様々な文献を探しても、NEC創業者である岩垂邦彦氏に関して残っている語録やエピソードは少ない。少ない資料のひとつに、日本で最初の電気専門雑誌である「電気之友」の1912年3月1日号に、岩垂氏を表現した言葉が記されている。

「温厚着実、孜々(しし)として社務を統轄し、隠然君子の風あり」

この文章からも、岩垂氏が、穏やかで、落ち着いた態度で、確実に物事を進める人物であること、熱心に業務に専念すること、表立って目立つことはないが、内面的には高い道徳性や品格を持っていることが示されている。

また、NECの70周年社史には、岩垂氏の一日が記されている。

「勤務時間は朝8時から夕方5時までだが、職工の出勤時間である朝7時に出勤することも珍しくなく、自らタイプライターを打ち、英文の手紙を書き、仕様書の英文を作り、外国との交渉に必要な文書を作り、合い間、合い間に工場を監督し、終わってはまたタイプライターに向かうというせわしさであった。さすがの前田も、『朝から晩まで続けて倦まない根気のよさには、ただ感嘆のほかない』とあきれるほどであった」

事業に打ち込む岩垂氏のまっすぐな姿勢が感じられる。

岩垂氏は、1926年10月までNECの専務取締役を務めたのち、新設した取締役会長に就任。その後も経営に携わったが、1929年9月には会長職を退いた。1941年に84歳で逝去した。

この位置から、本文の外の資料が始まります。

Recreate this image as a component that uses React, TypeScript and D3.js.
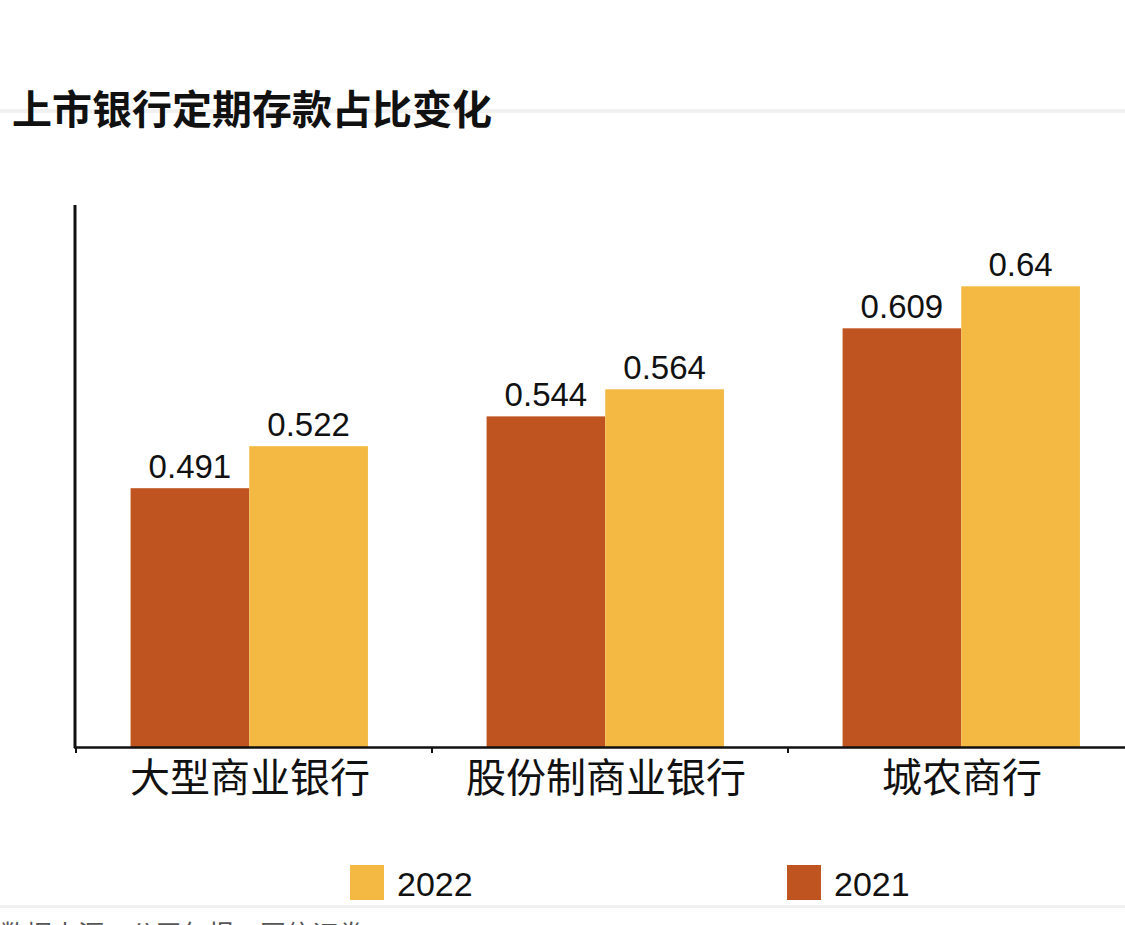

2009年11月には、岩垂氏の母校である福岡県立育徳館高校に、記念碑が建てられた。

同校は、小倉・小笠原藩の藩校からスタートし、265年以上の歴史を持つ。岩垂氏は、プールがなくて不便な思いをしている後輩たちのために、プール建設資金を提供したり、卒業生の学資を援助したりするなど、同校に貢献。記念碑は250周年事業のひとつとして建てられたという。